What we know about IC10... and what we want to know

IC10 is an irregular galaxy, which means it does not fit into Hubble's classification of spiral or elliptical galaxies. It is in the Local Group. There have been varying estimates of its distance in recent years, but I have used 820 kpc, as calculated by Saha et. al. (1996)[6]. It is moving toward us with a systemic velocity of -345 km/s (Wilcots & Miller 1998)[12].

It is a starburst galaxy, which means that it has a high rate of star formation compared to other galaxies with similar HI masses. IC10's star formation rate is ~0.15 solar masses per year, as measured by Thronson et. al. (1996)[9].
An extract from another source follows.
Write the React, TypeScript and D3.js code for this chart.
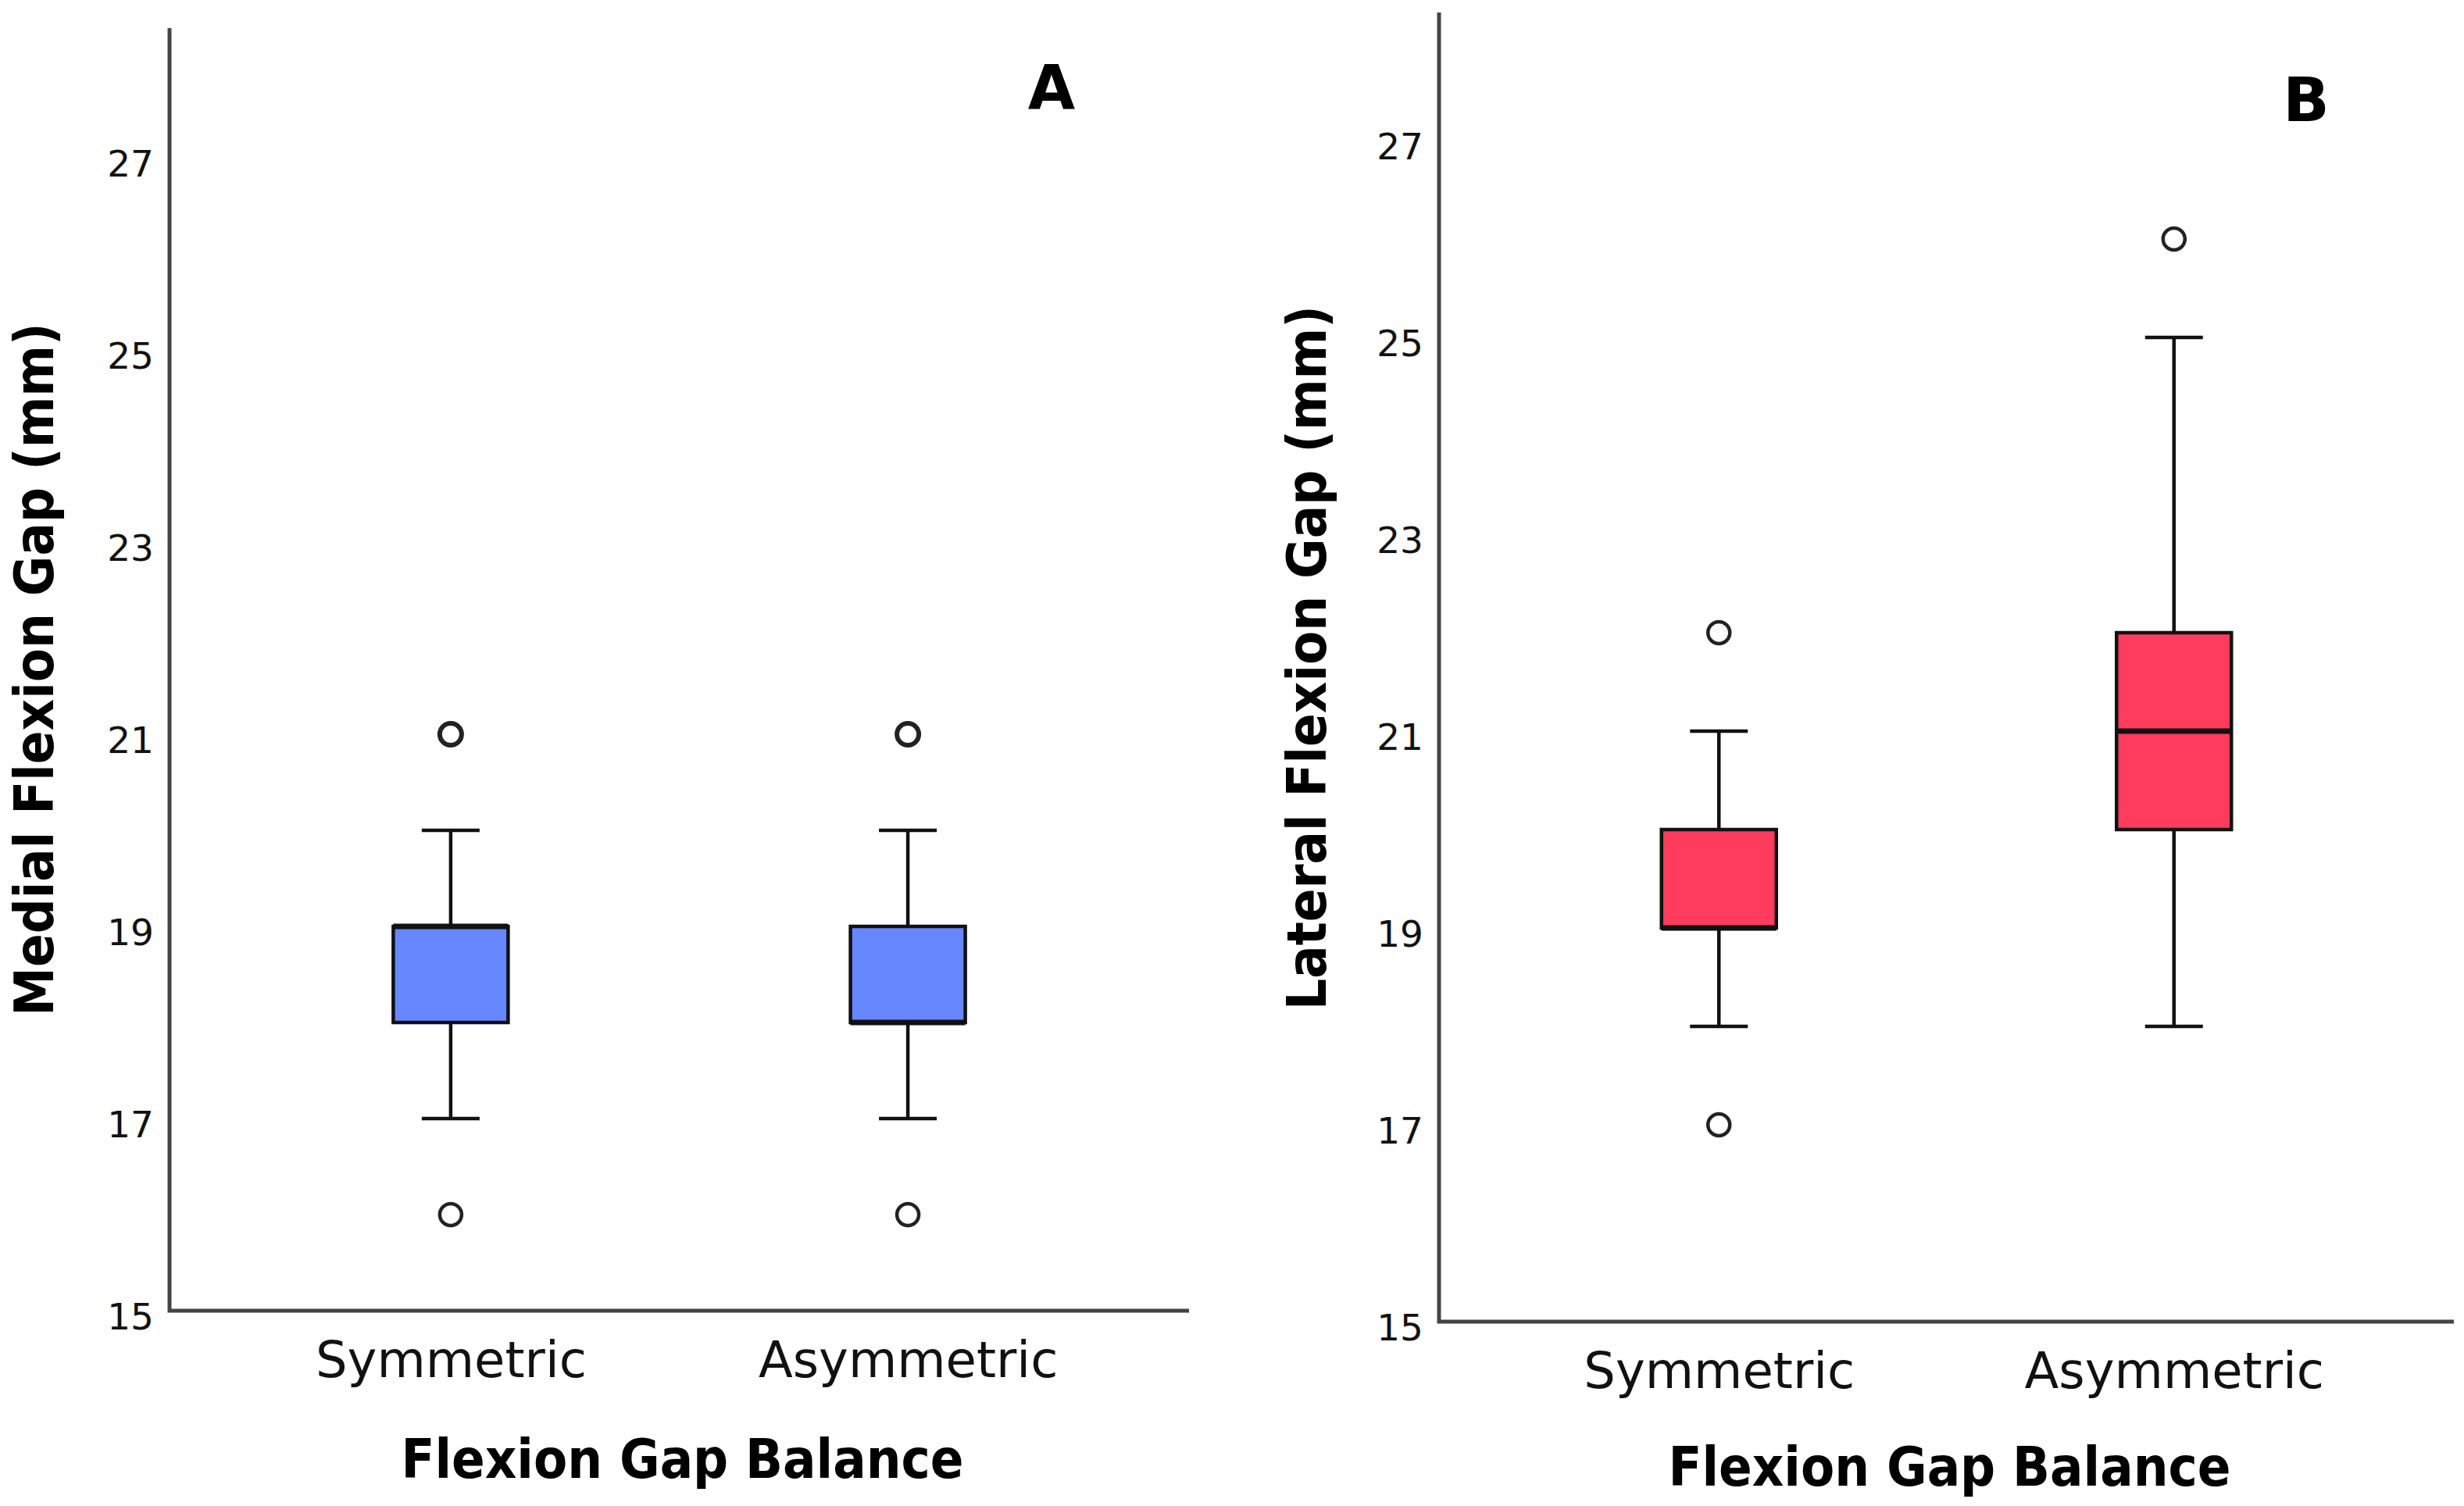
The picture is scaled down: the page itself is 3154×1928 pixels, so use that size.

Previous studies of IC10 have noted a number of holes and expanding shells in the HI, and it is suspected that they are caused by outflows of energy from stars, either from supernovae or stellar winds. This is a plausible claim, since studies of other galaxies suggest that the energy output from star formation has a significant impact on the dynamics of the ISM, leading to further star formation and galactic evolution. However, due to interactions between structures in the ISM, the energy put out by stars seems to be partially dissipated rather than being transferred fully to the gas. (See Dopita et. al. 1985[1] ; Scalo & Chappell 1999[7].)

We can test this idea with data from the VLA on HI distribution. If we can locate expanding shells of gas, we can estimate their mass and velocity and thereby determine their kinetic energy. We can then compare this energy with the energy associated with known regions of star formation within the shells.

In addition, we can study the peculiar kinematics of the galaxy. From previous observations, IC10 appears to be surrounded by a very large envelope of HI with an unusual rotation curve - its outer disk appears to be counter-rotating (Wilcots & Miller 1998)[12].